O Público indicava, em julho de 2021, que a Vaguinfus era acionista da Tnord, que é agora da Altice. E também era proprietária, através da Dunas de Contraste, da portuense Tirion Portugal Works Management, que também terão sido fornecedoras da Altice. A Dunas de Contraste tinha como administrador único José da Silva Pinto que assumiu a gerência da Tirion em 2021, depois da renúncia do cargo de André Abreu Coutada. Foi também este gestor que terá estado, segundo a Sábado, na escritura de venda, pela Vintagepanóplia, de uma moradia a Alexandre Fonseca, que passou de CEO da Altice em Portugal para co-CEO do grupo a nível mundial. Uma vivenda avaliada em mais de um milhão de euros.

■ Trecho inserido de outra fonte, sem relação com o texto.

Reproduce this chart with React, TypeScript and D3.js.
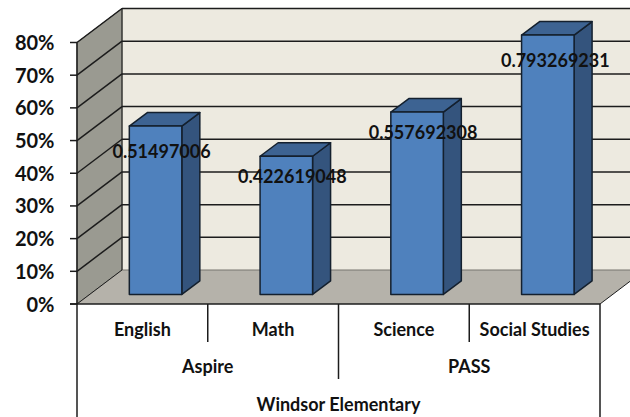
import React from 'react';
import * as d3 from 'd3';

const subjects = ['English', 'Math', 'Science', 'Social Studies'];
const values = [0.51497006, 0.422619048, 0.557692308, 0.793269231];
const tests = [
  { name: 'Aspire', span: [0, 2] },
  { name: 'PASS', span: [2, 4] },
];
const school = 'Windsor Elementary';
const ticks = [0, 0.1, 0.2, 0.3, 0.4, 0.5, 0.6, 0.7, 0.8];

const FONT = 'Lato, Carlito, "Open Sans", sans-serif';
const INK = '#1c1c1c';

export default function App() {
  const width = 630;
  const height = 417;

  // front plane of the 3d box
  const x = d3.scaleBand<number>().domain(d3.range(subjects.length)).range([77, 600]);
  const y = d3.scaleLinear().domain([0, 0.8]).range([304, 42.5]);
  const depth = { x: 45, y: -34 };
  const floorY = y(0);
  const topY = y(0.8);

  // bars sit part way into the box
  const barInset = { x: 13.2, y: -9.6 };
  const barWidth = 52.5;
  const barDepth = { x: 18, y: -13.5 };

  // data labels were placed by hand in the original
  const labelDx = [6, 6, 6, 7.5];
  const labelDy = [25.5, 20.5, 20.5, 26];

  const pts = (p: number[][]) => p.map(d => d.join(',')).join(' ');
  const bandEdge = (i: number) => x(i) ?? x.range()[1];

  return (
    <svg width={width} height={height} style={{ position: 'absolute', left: 0, top: 0 }}>
      <rect width={width} height={height} fill="#fff" />

      {/* walls */}
      <polygon
        points={pts([[77 + depth.x, topY + depth.y], [600 + depth.x, topY + depth.y], [600 + depth.x, floorY + depth.y], [77 + depth.x, floorY + depth.y]])}
        fill="#edeae0"
      />
      <polygon
        points={pts([[77, topY], [77 + depth.x, topY + depth.y], [77 + depth.x, floorY + depth.y], [77, floorY]])}
        fill="#9a9a91"
        stroke="#66665f"
        strokeWidth={1}
      />
      <polygon
        points={pts([[77, floorY], [600, floorY], [600 + depth.x, floorY + depth.y], [77 + depth.x, floorY + depth.y]])}
        fill="#b5b2aa"
      />

      {/* gridlines */}
      {ticks.map(t => (
        <g key={t} stroke={INK} strokeWidth={t === 0 ? 1 : 1.5} fill="none">
          {t > 0 && <line x1={77 + depth.x} x2={600 + depth.x} y1={y(t) + depth.y} y2={y(t) + depth.y} />}
          <line x1={77} y1={y(t)} x2={77 + depth.x} y2={y(t) + depth.y} />
          <line x1={70} x2={77} y1={y(t)} y2={y(t)} strokeWidth={1.5} />
        </g>
      ))}
      <line x1={77 + depth.x} x2={600 + depth.x} y1={floorY + depth.y} y2={floorY + depth.y} stroke="#77756e" strokeWidth={1} />

      {/* bars */}
      {values.map((v, i) => {
        const x0 = x(i)! + (x.bandwidth() - barWidth) / 2 + barInset.x;
        const x1 = x0 + barWidth;
        const bottom = floorY + barInset.y;
        const top = y(v) + barInset.y;
        return (
          <g key={subjects[i]} stroke="#14202e" strokeWidth={1.5} strokeLinejoin="round">
            <polygon
              points={pts([[x1, top], [x1 + barDepth.x, top + barDepth.y], [x1 + barDepth.x, bottom + barDepth.y], [x1, bottom]])}
              fill="#34547d"
            />
            <polygon
              points={pts([[x0, top], [x0 + barDepth.x, top + barDepth.y], [x1 + barDepth.x, top + barDepth.y], [x1, top]])}
              fill="#3d6392"
            />
            <rect x={x0} y={top} width={barWidth} height={bottom - top} fill="#4f81bd" />
          </g>
        );
      })}

      {/* front axis and category brackets */}
      <g stroke={INK} strokeWidth={1.5}>
        <line x1={77} x2={77} y1={topY} y2={height} />
        <line x1={70} x2={600} y1={floorY} y2={floorY} />
        <line x1={600} x2={600} y1={floorY} y2={height} />
        <line x1={600} y1={floorY} x2={600 + depth.x} y2={floorY + depth.y} strokeWidth={1} />
        <line x1={77 + depth.x} y1={topY + depth.y} x2={77 + depth.x} y2={floorY + depth.y} strokeWidth={1} />
        <line x1={bandEdge(1)} x2={bandEdge(1)} y1={floorY} y2={342} />
        <line x1={bandEdge(2)} x2={bandEdge(2)} y1={floorY} y2={379} />
        <line x1={bandEdge(3)} x2={bandEdge(3)} y1={floorY} y2={342} />
      </g>

      {/* text */}
      <g fontFamily={FONT} fontWeight={700} fill="#111">
        {ticks.map(t => (
          <text key={t} x={54.5} y={y(t) + 0.5} dy="0.35em" textAnchor="end" fontSize={20}>
            {d3.format('.0%')(t)}
          </text>
        ))}
        {subjects.map((s, i) => (
          <text key={s} x={x(i)! + x.bandwidth() / 2} y={330} dy="0.35em" textAnchor="middle" fontSize={18}>
            {s}
          </text>
        ))}
        {tests.map(t => (
          <text key={t.name} x={(bandEdge(t.span[0]) + bandEdge(t.span[1])) / 2} y={367} dy="0.35em" textAnchor="middle" fontSize={18}>
            {t.name}
          </text>
        ))}
        <text x={(77 + 600) / 2} y={405} dy="0.35em" textAnchor="middle" fontSize={18}>
          {school}
        </text>
        {values.map((v, i) => (
          <text
            key={v}
            x={x(i)! + x.bandwidth() / 2 + barInset.x + labelDx[i]}
            y={y(v) + barInset.y + labelDy[i]}
            dy="0.35em"
            textAnchor="middle"
            fontSize={18}
          >
            {v}
          </text>
        ))}
      </g>
    </svg>
  );
}
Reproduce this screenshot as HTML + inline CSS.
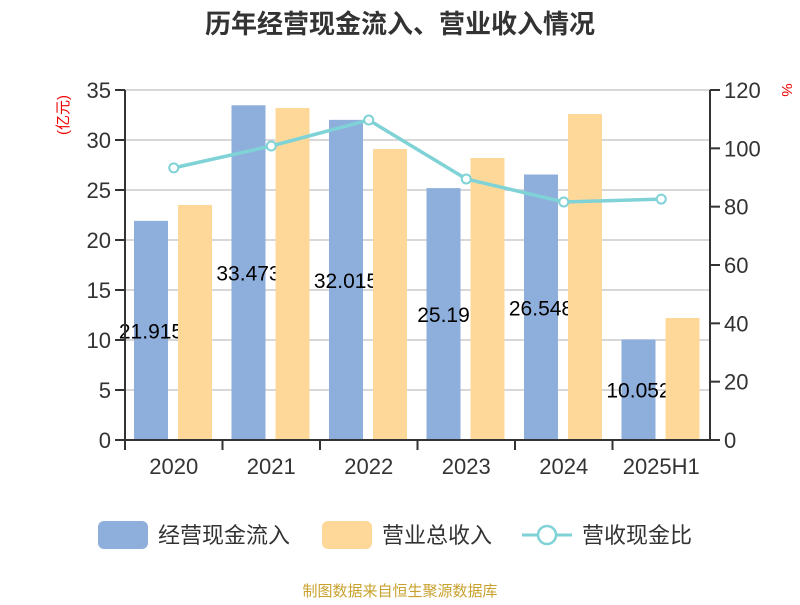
<!DOCTYPE html>
<html><head><meta charset="utf-8"><style>
body{margin:0;background:#fff;}
svg text{font-family:"Liberation Sans","Noto Sans CJK SC",sans-serif;}
</style></head><body>
<svg id="c" width="800" height="600" xmlns="http://www.w3.org/2000/svg">
<text x="400" y="33" text-anchor="middle" font-size="26" font-weight="bold" fill="#333">历年经营现金流入、营业收入情况</text>
<text x="0" y="0" transform="translate(68,115) rotate(-90)" text-anchor="middle" font-size="15" fill="#e00">(亿元)</text>
<text x="0" y="0" transform="translate(782,90) rotate(90)" text-anchor="middle" font-size="15" fill="#e00">%</text>
<g id="grid"></g><g id="blue"></g><g id="lbl"></g><g id="orange"></g><g id="axes"></g><g id="line"></g>
<g>
<rect x="98" y="521" width="50" height="28" rx="6" fill="#8eaedb"/>
<text x="158" y="543" font-size="22" fill="#333">经营现金流入</text>
<rect x="322" y="521" width="50" height="28" rx="6" fill="#fed899"/>
<text x="382" y="543" font-size="22" fill="#333">营业总收入</text>
<line x1="522" y1="535" x2="572" y2="535" stroke="#7fd2d6" stroke-width="3"/>
<circle cx="547" cy="535" r="9" fill="#fff" stroke="#7fd2d6" stroke-width="2.5"/>
<text x="582" y="543" font-size="22" fill="#333">营收现金比</text>
</g>
<text x="400" y="596" text-anchor="middle" font-size="15" fill="#c9a12e">制图数据来自恒生聚源数据库</text>
</svg>
<script>
const categories=["2020","2021","2022","2023","2024","2025H1"];
const cashInflow=[21.915,33.473,32.015,25.19,26.548,10.052];
const cashLabels=["21.915","33.473","32.015","25.19","26.548","10.052"];
const revenue=[23.5,33.2,29.1,28.2,32.6,12.2];
const ratio=[93.3,100.8,109.7,89.5,81.6,82.6];
const leftTicks=[0,5,10,15,20,25,30,35];
const rightTicks=[0,20,40,60,80,100,120];
const NS="http://www.w3.org/2000/svg";
const X0=125,X1=710,Y0=440,Y1=90;
const bw=(X1-X0)/categories.length;
const yL=v=>Y0-(v/35)*(Y0-Y1);
const yR=v=>Y0-(v/120)*(Y0-Y1);
const xC=i=>X0+bw*i;
function mk(t,a,p){const e=document.createElementNS(NS,t);for(const k in a)e.setAttribute(k,a[k]);document.getElementById(p).appendChild(e);return e;}
leftTicks.forEach(v=>{
 const g=mk("line",{x1:X0,x2:X1,y1:yL(v),y2:yL(v),stroke:"#ccc","stroke-width":1.5},"grid");
 
 
 const t=mk("line",{x1:X0-10,x2:X0,y1:yL(v),y2:yL(v),stroke:"#333","stroke-width":2},"axes");
 
 
 const l=mk("text",{x:X0-14,y:yL(v)+8,"text-anchor":"end","font-size":22,fill:"#333"},"axes");
 l.textContent=v;
 
 
});
rightTicks.forEach(v=>{
 const t=mk("line",{x1:X1,x2:X1+10,y1:yR(v),y2:yR(v),stroke:"#333","stroke-width":2},"axes");
 
 
 const l=mk("text",{x:X1+14,y:yR(v)+8,"font-size":22,fill:"#333"},"axes");
 l.textContent=v;
 
 
});
[[X0,Y1,X0,Y0],[X1,Y1,X1,Y0],[X0,Y0,X1,Y0]].forEach(c=>{
 const a=mk("line",{x1:c[0],y1:c[1],x2:c[2],y2:c[3],stroke:"#333","stroke-width":2},"axes");
 
 
});
categories.forEach((c,i)=>{
 const t=mk("line",{x1:xC(i),x2:xC(i),y1:Y0,y2:Y0+10,stroke:"#333","stroke-width":2},"axes");
 
 
 const l=mk("text",{x:xC(i)+bw/2,y:Y0+34,"text-anchor":"middle","font-size":22,fill:"#333"},"axes");
 l.textContent=c;
 
 
 const b=mk("rect",{x:xC(i)+9,y:yL(cashInflow[i]),width:34,height:Y0-yL(cashInflow[i]),fill:"#8eaedb"},"blue");
 
 
 const bl=mk("text",{x:xC(i)+26,y:(yL(cashInflow[i])+Y0)/2+8,"text-anchor":"middle","font-size":21,fill:"#000"},"lbl");
 bl.textContent=cashLabels[i];
 
 
 const o=mk("rect",{x:xC(i)+53,y:yL(revenue[i]),width:34,height:Y0-yL(revenue[i]),fill:"#fed899"},"orange");
 
 
});
const pts=ratio.map((v,i)=>(xC(i)+bw/2)+","+yR(v)).join(" ");
const pl=mk("polyline",{points:pts,fill:"none",stroke:"#7fd2d6","stroke-width":3.5},"line");


ratio.forEach((v,i)=>{
 const p=mk("circle",{cx:xC(i)+bw/2,cy:yR(v),r:4.5,fill:"#fff",stroke:"#7fd2d6","stroke-width":2},"line");
 
 
});
</script>
</body></html>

O epicentro de Braga, com vários protagonistas em papéis cruzados, levou agora às buscas que já fizeram três detidos e que serão este sábado presentes a juiz para interrogatório. Os negócios envolvendo a Altice estão a ser investigados e o Nascer do Sol ainda fala de uma outra operação — a compra dos direitos televisivos do FC Porto pela Altice e que terá tido Bruno Macedo como intermediário, alegadamente a troco de uma comissão, com a promessa de a distribuir por mais duas pessoas, uma delas Hernâni Vaz Antunes, noticiou em novembro de 2021 a Sábado.
Estando a Altice no centro desta investigação, a operadora já fez saber que iniciou uma investigação interna relacionada com os processos de compra e a aquisição e venda de imóveis. Além disso, determinou às empresas participadas que suspendam pagamentos às sociedades visadas pela investigação (não referindo quais), suspendam qualquer nova compra a essas entidades e que reforcem os procedimentos de aprovação dentro do grupo em qualquer aquisição.